### INPUT FOR THIS TASK
....................
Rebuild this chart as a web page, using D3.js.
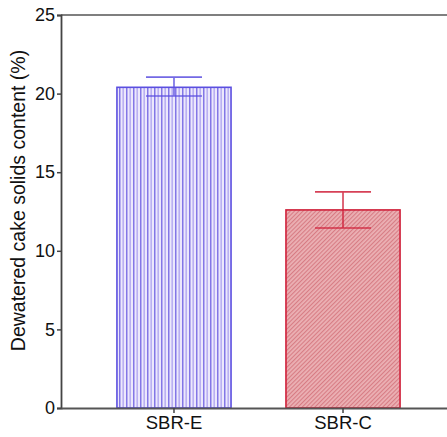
....................
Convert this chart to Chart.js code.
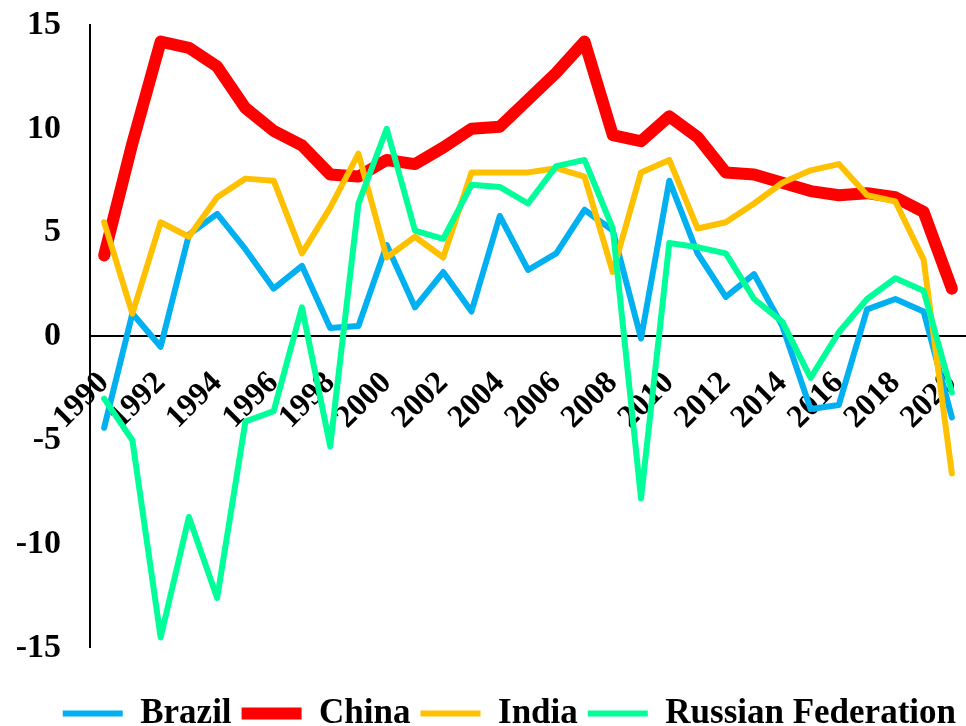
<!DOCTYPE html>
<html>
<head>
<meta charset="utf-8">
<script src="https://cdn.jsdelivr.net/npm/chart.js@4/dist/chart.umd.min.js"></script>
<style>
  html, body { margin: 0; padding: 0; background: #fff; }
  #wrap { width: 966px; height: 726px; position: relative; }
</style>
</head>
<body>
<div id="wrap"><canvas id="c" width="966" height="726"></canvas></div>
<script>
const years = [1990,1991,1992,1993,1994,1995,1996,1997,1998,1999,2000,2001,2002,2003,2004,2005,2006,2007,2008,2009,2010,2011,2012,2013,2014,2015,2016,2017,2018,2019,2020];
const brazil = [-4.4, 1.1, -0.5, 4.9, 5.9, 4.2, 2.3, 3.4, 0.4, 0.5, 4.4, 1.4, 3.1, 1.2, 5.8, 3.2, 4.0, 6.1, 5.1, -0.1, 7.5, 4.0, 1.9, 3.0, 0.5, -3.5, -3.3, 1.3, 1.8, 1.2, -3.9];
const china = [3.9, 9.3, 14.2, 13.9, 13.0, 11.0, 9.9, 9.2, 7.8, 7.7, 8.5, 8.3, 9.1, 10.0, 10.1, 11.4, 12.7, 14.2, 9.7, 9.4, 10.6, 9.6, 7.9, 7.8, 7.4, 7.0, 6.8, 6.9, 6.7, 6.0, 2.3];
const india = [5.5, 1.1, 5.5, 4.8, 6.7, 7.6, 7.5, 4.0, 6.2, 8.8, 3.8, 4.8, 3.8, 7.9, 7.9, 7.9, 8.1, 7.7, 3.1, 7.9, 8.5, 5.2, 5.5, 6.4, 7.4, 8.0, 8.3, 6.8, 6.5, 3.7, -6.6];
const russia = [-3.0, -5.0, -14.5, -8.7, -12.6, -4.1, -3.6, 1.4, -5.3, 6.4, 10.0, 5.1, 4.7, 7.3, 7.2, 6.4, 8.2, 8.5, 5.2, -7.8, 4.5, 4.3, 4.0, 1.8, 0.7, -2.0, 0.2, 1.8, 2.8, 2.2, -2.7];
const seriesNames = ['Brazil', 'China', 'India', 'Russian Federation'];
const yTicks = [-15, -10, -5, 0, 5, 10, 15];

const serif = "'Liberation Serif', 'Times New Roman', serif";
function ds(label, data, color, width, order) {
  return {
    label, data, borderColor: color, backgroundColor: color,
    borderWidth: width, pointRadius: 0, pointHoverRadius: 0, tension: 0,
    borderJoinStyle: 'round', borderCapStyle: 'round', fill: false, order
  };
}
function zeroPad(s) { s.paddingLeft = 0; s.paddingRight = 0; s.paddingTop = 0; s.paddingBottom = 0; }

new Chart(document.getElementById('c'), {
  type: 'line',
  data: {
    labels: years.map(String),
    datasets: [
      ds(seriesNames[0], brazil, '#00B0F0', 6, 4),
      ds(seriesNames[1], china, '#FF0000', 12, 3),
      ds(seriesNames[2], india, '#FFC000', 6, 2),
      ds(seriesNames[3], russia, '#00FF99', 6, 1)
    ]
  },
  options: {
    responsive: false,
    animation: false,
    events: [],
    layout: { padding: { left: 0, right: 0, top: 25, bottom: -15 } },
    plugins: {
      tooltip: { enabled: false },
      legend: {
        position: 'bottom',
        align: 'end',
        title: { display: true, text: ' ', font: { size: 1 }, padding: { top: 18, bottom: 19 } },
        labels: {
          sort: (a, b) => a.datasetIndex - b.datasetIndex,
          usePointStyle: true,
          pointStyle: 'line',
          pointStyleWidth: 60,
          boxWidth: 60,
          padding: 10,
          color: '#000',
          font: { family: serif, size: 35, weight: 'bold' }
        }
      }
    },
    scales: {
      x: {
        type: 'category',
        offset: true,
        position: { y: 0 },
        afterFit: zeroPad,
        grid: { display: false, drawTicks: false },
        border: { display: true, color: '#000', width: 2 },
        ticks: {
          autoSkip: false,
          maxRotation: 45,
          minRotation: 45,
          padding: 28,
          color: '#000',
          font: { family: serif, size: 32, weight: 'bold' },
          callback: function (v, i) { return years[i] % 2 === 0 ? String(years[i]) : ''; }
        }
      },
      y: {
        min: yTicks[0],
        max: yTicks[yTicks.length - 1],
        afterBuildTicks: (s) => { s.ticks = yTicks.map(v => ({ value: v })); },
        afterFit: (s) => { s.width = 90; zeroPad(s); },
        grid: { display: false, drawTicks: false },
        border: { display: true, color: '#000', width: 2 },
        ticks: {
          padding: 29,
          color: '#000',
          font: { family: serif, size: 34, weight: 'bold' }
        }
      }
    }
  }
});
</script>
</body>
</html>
....................
### EXERCISE PROMPT
Write out the lines running from the one that contains "Convert this chart to Chart.js code." through the one that contains "s.paddingLeft = 0;", ends included, and nothing else. Pictures stay out of the copy.

### ANSWER
Convert this chart to Chart.js code.
<!DOCTYPE html>
<html>
<head>
<meta charset="utf-8">
<script src="https://cdn.jsdelivr.net/npm/chart.js@4/dist/chart.umd.min.js"></script>
<style>
  html, body { margin: 0; padding: 0; background: #fff; }
  #wrap { width: 966px; height: 726px; position: relative; }
</style>
</head>
<body>
<div id="wrap"><canvas id="c" width="966" height="726"></canvas></div>
<script>
const years = [1990,1991,1992,1993,1994,1995,1996,1997,1998,1999,2000,2001,2002,2003,2004,2005,2006,2007,2008,2009,2010,2011,2012,2013,2014,2015,2016,2017,2018,2019,2020];
const brazil = [-4.4, 1.1, -0.5, 4.9, 5.9, 4.2, 2.3, 3.4, 0.4, 0.5, 4.4, 1.4, 3.1, 1.2, 5.8, 3.2, 4.0, 6.1, 5.1, -0.1, 7.5, 4.0, 1.9, 3.0, 0.5, -3.5, -3.3, 1.3, 1.8, 1.2, -3.9];
const china = [3.9, 9.3, 14.2, 13.9, 13.0, 11.0, 9.9, 9.2, 7.8, 7.7, 8.5, 8.3, 9.1, 10.0, 10.1, 11.4, 12.7, 14.2, 9.7, 9.4, 10.6, 9.6, 7.9, 7.8, 7.4, 7.0, 6.8, 6.9, 6.7, 6.0, 2.3];
const india = [5.5, 1.1, 5.5, 4.8, 6.7, 7.6, 7.5, 4.0, 6.2, 8.8, 3.8, 4.8, 3.8, 7.9, 7.9, 7.9, 8.1, 7.7, 3.1, 7.9, 8.5, 5.2, 5.5, 6.4, 7.4, 8.0, 8.3, 6.8, 6.5, 3.7, -6.6];
const russia = [-3.0, -5.0, -14.5, -8.7, -12.6, -4.1, -3.6, 1.4, -5.3, 6.4, 10.0, 5.1, 4.7, 7.3, 7.2, 6.4, 8.2, 8.5, 5.2, -7.8, 4.5, 4.3, 4.0, 1.8, 0.7, -2.0, 0.2, 1.8, 2.8, 2.2, -2.7];
const seriesNames = ['Brazil', 'China', 'India', 'Russian Federation'];
const yTicks = [-15, -10, -5, 0, 5, 10, 15];

const serif = "'Liberation Serif', 'Times New Roman', serif";
function ds(label, data, color, width, order) {
  return {
    label, data, borderColor: color, backgroundColor: color,
    borderWidth: width, pointRadius: 0, pointHoverRadius: 0, tension: 0,
    borderJoinStyle: 'round', borderCapStyle: 'round', fill: false, order
  };
}
function zeroPad(s) { s.paddingLeft = 0; s.paddingRight = 0; s.paddingTop = 0; s.paddingBottom = 0; }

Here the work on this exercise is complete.